TASK STATEMENT. Gather up the lines that contain "script".
[Start of INPUT]
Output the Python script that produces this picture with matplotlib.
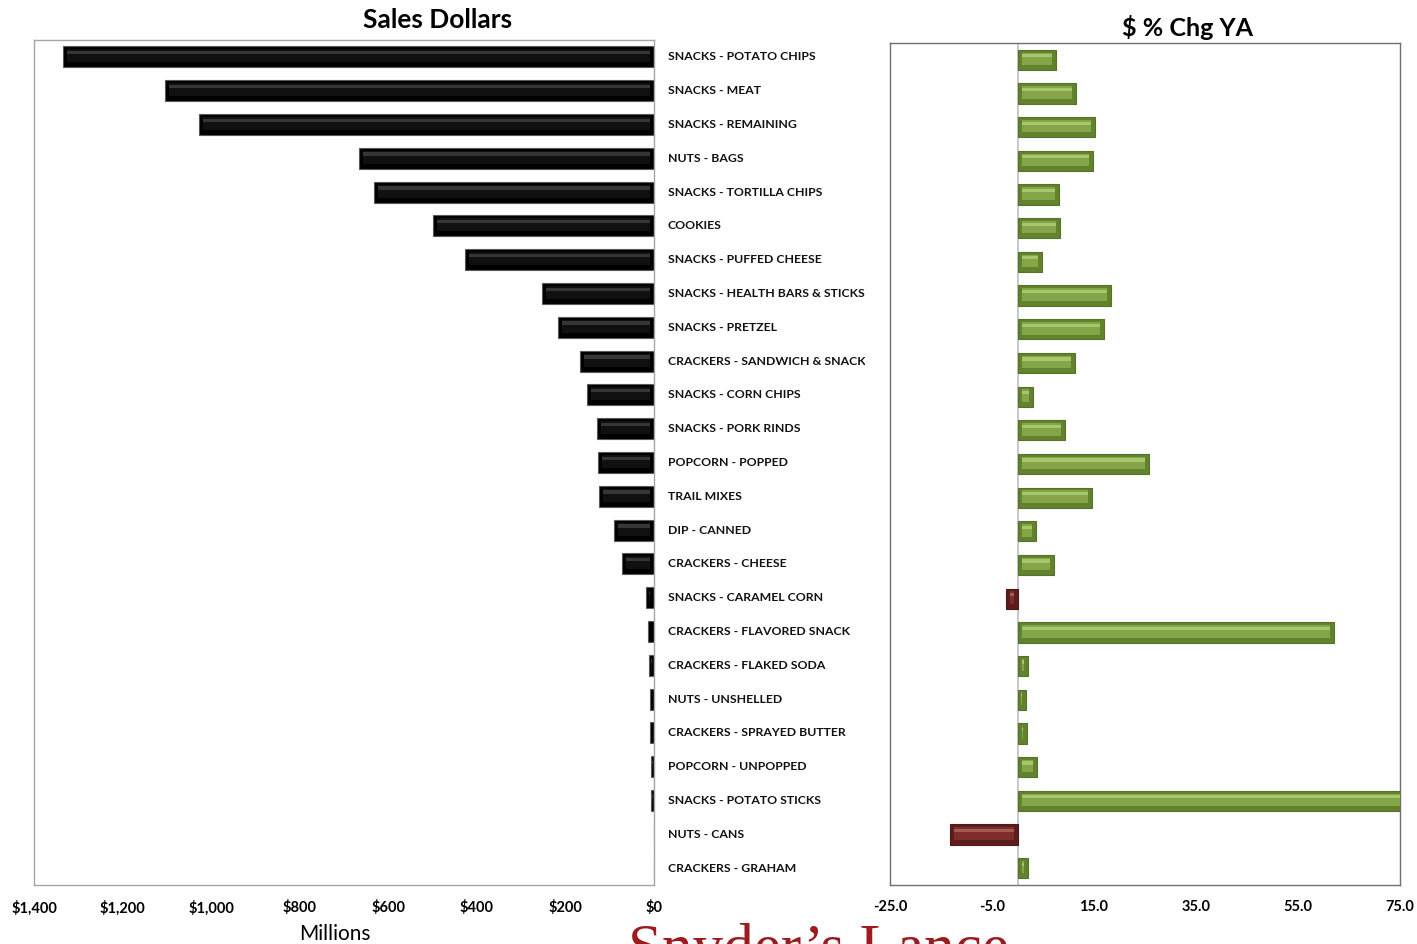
[End of INPUT]
[Start of INPUT]
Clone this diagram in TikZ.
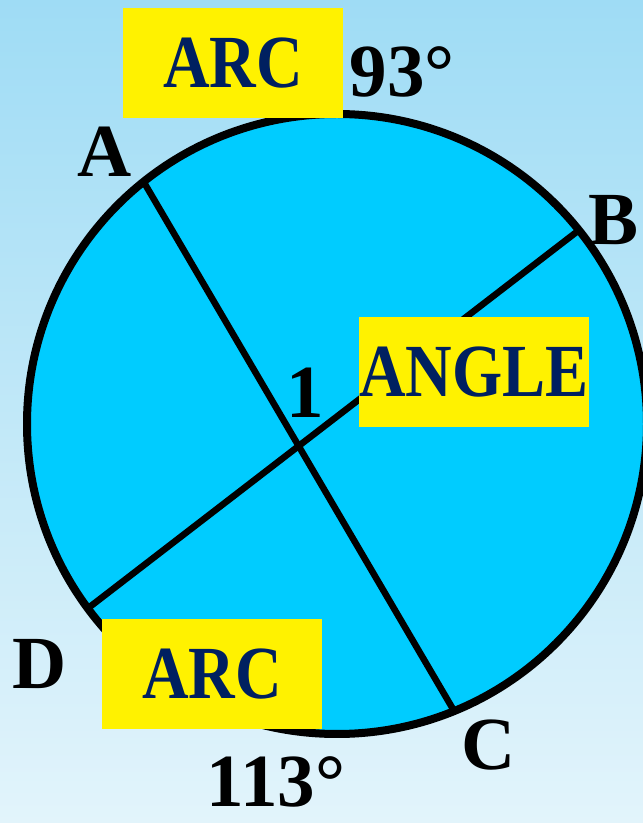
[End of INPUT]
[Start of INPUT]
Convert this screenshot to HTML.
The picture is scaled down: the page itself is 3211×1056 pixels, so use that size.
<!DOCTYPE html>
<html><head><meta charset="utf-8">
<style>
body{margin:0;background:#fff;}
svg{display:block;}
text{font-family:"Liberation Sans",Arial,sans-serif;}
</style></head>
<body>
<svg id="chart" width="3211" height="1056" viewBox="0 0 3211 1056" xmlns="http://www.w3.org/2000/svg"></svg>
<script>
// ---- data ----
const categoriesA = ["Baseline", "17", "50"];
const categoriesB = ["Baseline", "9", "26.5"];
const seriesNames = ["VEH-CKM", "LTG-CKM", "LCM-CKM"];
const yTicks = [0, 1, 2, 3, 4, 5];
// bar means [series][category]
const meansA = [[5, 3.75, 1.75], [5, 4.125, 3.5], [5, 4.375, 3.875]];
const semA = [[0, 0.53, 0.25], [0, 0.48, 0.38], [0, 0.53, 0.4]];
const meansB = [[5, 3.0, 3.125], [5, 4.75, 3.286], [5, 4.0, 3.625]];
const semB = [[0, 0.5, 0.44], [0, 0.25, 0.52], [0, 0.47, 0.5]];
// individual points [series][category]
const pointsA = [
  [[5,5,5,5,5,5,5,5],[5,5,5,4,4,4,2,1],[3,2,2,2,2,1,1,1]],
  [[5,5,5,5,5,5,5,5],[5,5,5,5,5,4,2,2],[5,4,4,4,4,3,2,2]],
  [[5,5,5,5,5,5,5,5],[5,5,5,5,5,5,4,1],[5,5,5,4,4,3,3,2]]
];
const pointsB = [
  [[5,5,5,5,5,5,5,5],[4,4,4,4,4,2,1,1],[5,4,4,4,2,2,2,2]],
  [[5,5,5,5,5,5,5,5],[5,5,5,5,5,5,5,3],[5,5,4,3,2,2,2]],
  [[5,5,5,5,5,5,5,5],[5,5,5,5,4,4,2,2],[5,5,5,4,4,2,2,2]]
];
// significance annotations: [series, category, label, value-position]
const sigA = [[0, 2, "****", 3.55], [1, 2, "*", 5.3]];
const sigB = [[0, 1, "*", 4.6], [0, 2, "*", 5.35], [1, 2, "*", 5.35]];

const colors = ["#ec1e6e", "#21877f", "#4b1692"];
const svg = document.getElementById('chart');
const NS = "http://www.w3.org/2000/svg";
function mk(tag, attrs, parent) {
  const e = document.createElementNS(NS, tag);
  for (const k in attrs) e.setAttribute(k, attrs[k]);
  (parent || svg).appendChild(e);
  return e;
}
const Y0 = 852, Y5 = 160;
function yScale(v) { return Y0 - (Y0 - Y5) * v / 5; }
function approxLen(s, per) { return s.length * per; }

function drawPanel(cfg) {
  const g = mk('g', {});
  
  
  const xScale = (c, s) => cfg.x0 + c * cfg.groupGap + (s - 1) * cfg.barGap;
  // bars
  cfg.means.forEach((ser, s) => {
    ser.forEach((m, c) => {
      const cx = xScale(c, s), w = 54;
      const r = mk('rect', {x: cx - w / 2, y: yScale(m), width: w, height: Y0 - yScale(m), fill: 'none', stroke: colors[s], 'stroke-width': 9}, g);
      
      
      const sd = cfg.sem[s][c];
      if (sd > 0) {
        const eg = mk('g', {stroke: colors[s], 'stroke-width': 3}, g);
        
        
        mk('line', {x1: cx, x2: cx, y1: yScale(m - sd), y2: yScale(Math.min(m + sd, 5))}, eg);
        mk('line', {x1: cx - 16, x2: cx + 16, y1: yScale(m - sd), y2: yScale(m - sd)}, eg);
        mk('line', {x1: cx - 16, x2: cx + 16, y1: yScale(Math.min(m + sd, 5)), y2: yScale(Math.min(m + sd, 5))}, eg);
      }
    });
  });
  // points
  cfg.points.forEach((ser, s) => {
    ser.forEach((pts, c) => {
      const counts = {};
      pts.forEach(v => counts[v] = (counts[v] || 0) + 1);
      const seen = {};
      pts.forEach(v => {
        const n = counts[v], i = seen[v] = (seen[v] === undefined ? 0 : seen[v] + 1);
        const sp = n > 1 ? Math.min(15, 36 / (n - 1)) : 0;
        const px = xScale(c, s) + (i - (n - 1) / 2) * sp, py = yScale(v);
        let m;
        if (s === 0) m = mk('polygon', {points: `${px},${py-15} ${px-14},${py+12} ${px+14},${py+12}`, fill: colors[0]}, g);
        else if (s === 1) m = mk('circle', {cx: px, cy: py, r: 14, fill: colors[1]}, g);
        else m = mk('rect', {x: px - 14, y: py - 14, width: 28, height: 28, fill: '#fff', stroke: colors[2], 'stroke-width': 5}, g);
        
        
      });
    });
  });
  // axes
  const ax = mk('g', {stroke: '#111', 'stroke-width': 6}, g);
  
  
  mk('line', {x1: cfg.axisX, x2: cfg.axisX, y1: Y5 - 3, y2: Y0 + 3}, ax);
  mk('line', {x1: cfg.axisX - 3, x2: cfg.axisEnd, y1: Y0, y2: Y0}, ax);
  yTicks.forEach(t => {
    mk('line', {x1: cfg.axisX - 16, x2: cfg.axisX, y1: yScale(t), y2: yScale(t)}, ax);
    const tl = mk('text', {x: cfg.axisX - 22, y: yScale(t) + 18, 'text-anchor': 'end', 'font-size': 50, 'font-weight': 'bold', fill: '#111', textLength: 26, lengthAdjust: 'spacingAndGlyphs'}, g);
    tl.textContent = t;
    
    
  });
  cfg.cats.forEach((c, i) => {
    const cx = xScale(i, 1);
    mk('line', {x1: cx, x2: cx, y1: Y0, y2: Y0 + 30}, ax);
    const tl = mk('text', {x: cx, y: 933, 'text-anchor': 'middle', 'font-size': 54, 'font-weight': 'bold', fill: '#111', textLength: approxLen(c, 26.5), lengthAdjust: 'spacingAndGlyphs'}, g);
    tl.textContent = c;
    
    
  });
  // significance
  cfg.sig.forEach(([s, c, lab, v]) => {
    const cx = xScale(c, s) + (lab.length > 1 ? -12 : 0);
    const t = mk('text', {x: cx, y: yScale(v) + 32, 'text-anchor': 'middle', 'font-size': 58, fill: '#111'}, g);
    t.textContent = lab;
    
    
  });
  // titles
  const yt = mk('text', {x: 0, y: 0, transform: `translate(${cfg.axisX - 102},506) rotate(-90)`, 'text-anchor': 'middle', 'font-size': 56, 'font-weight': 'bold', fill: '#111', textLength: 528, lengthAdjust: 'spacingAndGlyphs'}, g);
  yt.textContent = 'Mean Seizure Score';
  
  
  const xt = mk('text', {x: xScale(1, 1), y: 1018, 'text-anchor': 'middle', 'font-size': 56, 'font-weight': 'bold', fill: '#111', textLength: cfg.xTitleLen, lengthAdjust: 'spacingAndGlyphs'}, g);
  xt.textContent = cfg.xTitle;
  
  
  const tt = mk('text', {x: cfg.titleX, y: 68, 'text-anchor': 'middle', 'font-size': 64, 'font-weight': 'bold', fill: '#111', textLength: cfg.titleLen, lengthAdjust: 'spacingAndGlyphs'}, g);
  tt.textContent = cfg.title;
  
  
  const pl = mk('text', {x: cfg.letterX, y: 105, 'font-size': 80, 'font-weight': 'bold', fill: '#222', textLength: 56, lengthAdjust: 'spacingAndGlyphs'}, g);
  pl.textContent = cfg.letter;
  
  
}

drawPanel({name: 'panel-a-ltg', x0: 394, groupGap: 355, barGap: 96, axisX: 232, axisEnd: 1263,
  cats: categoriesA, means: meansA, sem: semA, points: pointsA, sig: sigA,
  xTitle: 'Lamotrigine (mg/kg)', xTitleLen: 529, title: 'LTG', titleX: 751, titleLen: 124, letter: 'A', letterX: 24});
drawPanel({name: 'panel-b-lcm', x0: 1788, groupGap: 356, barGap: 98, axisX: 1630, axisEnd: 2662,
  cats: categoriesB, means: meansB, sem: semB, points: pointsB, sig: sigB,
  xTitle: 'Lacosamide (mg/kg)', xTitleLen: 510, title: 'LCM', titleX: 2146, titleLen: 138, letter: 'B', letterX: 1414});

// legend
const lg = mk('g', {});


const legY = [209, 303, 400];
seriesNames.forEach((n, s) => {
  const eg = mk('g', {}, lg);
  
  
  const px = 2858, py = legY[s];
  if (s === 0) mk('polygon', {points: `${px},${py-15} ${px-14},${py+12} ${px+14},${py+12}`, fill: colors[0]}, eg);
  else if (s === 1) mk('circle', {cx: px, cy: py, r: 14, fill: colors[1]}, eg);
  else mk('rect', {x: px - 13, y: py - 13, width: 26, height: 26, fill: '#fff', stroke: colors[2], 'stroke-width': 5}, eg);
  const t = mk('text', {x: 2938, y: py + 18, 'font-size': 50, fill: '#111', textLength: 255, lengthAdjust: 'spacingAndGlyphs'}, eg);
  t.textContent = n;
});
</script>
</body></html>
[End of INPUT]
FINAL ANSWER.
Output the Python script that produces this picture with matplotlib.
<script>
</script>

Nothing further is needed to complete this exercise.